The following is ramblings of things we learned along the way that I wanted to share:
- Rain. Learn to deal with the rain. June is the driest month in Norway but it rained 75% of the time! So we adapted and used umbrellas, filmed from the car, and many times waited for a break in the weather, setup quick and just filmed the best we could. Rain sucks, but you have to learn to deal with it. It frayed my nerves but Rodney rolled with it, so glad half of the film crew was calm and adapted to the situation.
- Gear. Keep it simple. I still have not mastered that yet but having an SD card for each unit and a few extras was helpful. This time instead using a DSLR for filming and photos I had a dedicated video camera and a photo camera which made setup quick. Having an Action Camera mounted on the hood of the car and a camera mounted to the dash to film us while driving captured some interesting points of view.
- Travelling with no reservations. Rodney planned this trip, which took a great workload off me and was greatly appreciated. The UK and Iceland trips I planned but this one was all on Dr. Dirt. The one thing Rodney did this time was to only book the first two nights and the last night. This way we did not have a schedule carved in stone. This allowed us to film more in awesome locations and adapt to the weather. Each night we would use Booking.com or just pull up to some cabins along the road. Only one night did we have a little issue finding a place but finally found a place around midnight. As we continued north in Norway daylight became longer and did not get dark until around midnight and we filmed all the way all the time, so getting a room at midnight was not so bad. Note: Cabins and hostels do not have linen or towels, these cost extra, and you have to ask for them.
- Heated Floors. Everywhere we stayed had heated floors in the bathroom, even the little cabins in the middle of nowhere, I now love heated floors. What is it going to take to upgrade my bathroom!
- Footwear. My hiking boots and waterproof sneakers were a great addition to my kit. Being so wet outside the waterproof sneakers where invaluable comfort.
- Kit Bomb. As I learned from Scouter Ken, keep your gear organized always, and we did. When things got out of hand, we would “reboot” our camera/cable gear. This was helpful when having to get a great shot quickly, especially when having a reindeer jump into a field.

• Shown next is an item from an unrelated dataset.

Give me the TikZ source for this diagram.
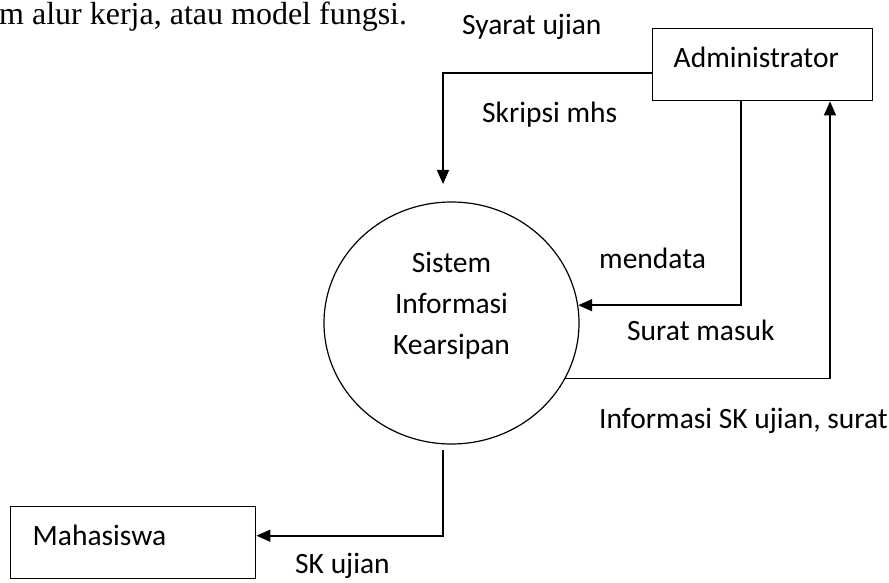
\documentclass[tikz,border=0pt]{standalone}
\usepackage{fontspec}
\setmainfont{Carlito}
\newfontfamily\timesfont{Liberation Serif}
\usepackage{tikz}
\usetikzlibrary{arrows.meta,shapes.geometric}

\tikzset{
  flow/.style={line width=1.6pt,-{Triangle[length=14pt,width=12pt]}},
  entity/.style={draw,line width=1.4pt,rectangle,anchor=north west,inner ysep=0pt,
    text height=39pt,text depth=33pt,align=left},
  lbl/.style={anchor=base west,inner sep=0pt}
}

\begin{document}
\begin{tikzpicture}[x=1pt,y=-1pt,font=\fontsize{29.5}{41}\selectfont]
\useasboundingbox (0,0) rectangle (889,583);

% heading text cut from the page
\node[lbl,font=\timesfont\fontsize{32}{34}\selectfont] (head) at (-1,25) {m alur kerja, atau model fungsi.};

% entities and process
\node[entity,inner xsep=21pt,text width=178pt] (adm) at (652,28) {Administrator};
\node[entity,inner xsep=22pt,text width=201pt] (mhs) at (10,506) {Mahasiswa};
\node[draw,ellipse,line width=1.2pt,minimum width=255pt,minimum height=242pt,inner sep=0pt] (sis) at (451.5,323) {};
\node[align=center] (sistxt) at ([yshift=17pt]sis.center) {Sistem\\Informasi\\Kearsipan};

% free ends
\coordinate (intop) at (443,184);
\coordinate (outbot) at (443,450);

% flows
\draw[flow] ([yshift=-8.5pt]adm.west) -| (intop);
\draw[flow] (adm.south -| 741,0) |- (sis.8.6);
\draw[flow] (sis.-26) -| (adm.south -| 830,0);
\draw[flow] (outbot) |- ([yshift=7pt]mhs.east);

% flow labels
\node[lbl] (syarat) at (462,35) {Syarat ujian};
\node[lbl] (skripsi) at (482,123) {Skripsi mhs};
\node[lbl] (mendata) at (599,268) {mendata};
\node[lbl] (suratm) at (627,340) {Surat masuk};
\node[lbl] (info) at (599,428) {Informasi SK ujian, surat};
\node[lbl] (skujian) at (295,573) {SK ujian};

\end{tikzpicture}
\end{document}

- Unlocked Phone. Not a fan of locked phones, I picked up a Telenor SIM card in Norway and had a 1 gig of data plan for $25. That rocked!!! When you put in your new SIM card, don’t lose your current one or when you get home you might be offline until you get back to your mobility store to get a new SIM.
- Cliff Bars. We usually ate breakfast (or a Pølse, a Norwegian Hot Dog, at the gas station), but only once did we sit down and have a real meal. I brought a box of Cliff Bars which was my staple on this trip.
- Seat Selection. When travelling and booking your flights ahead of time, many times you can’t pick your seats because you booked too early. Make sure you pick your seats as early as possible to make sure you get the seat type you want. Getting stuck in the middle of two people during a transatlantic flight (like I did) for 7 hours can seem even longer stuck between two people you don’t know.
- Traveling mates. For the Katahdin, UK, Iceland, and Norway I have been fortunate to travel with awesome travel companions. Heading out for 1-12 days with people you don’t get along with can make travel miserable. Thanks to everyone that has been on a Trekkit adventure so far, it’s been a pleasure.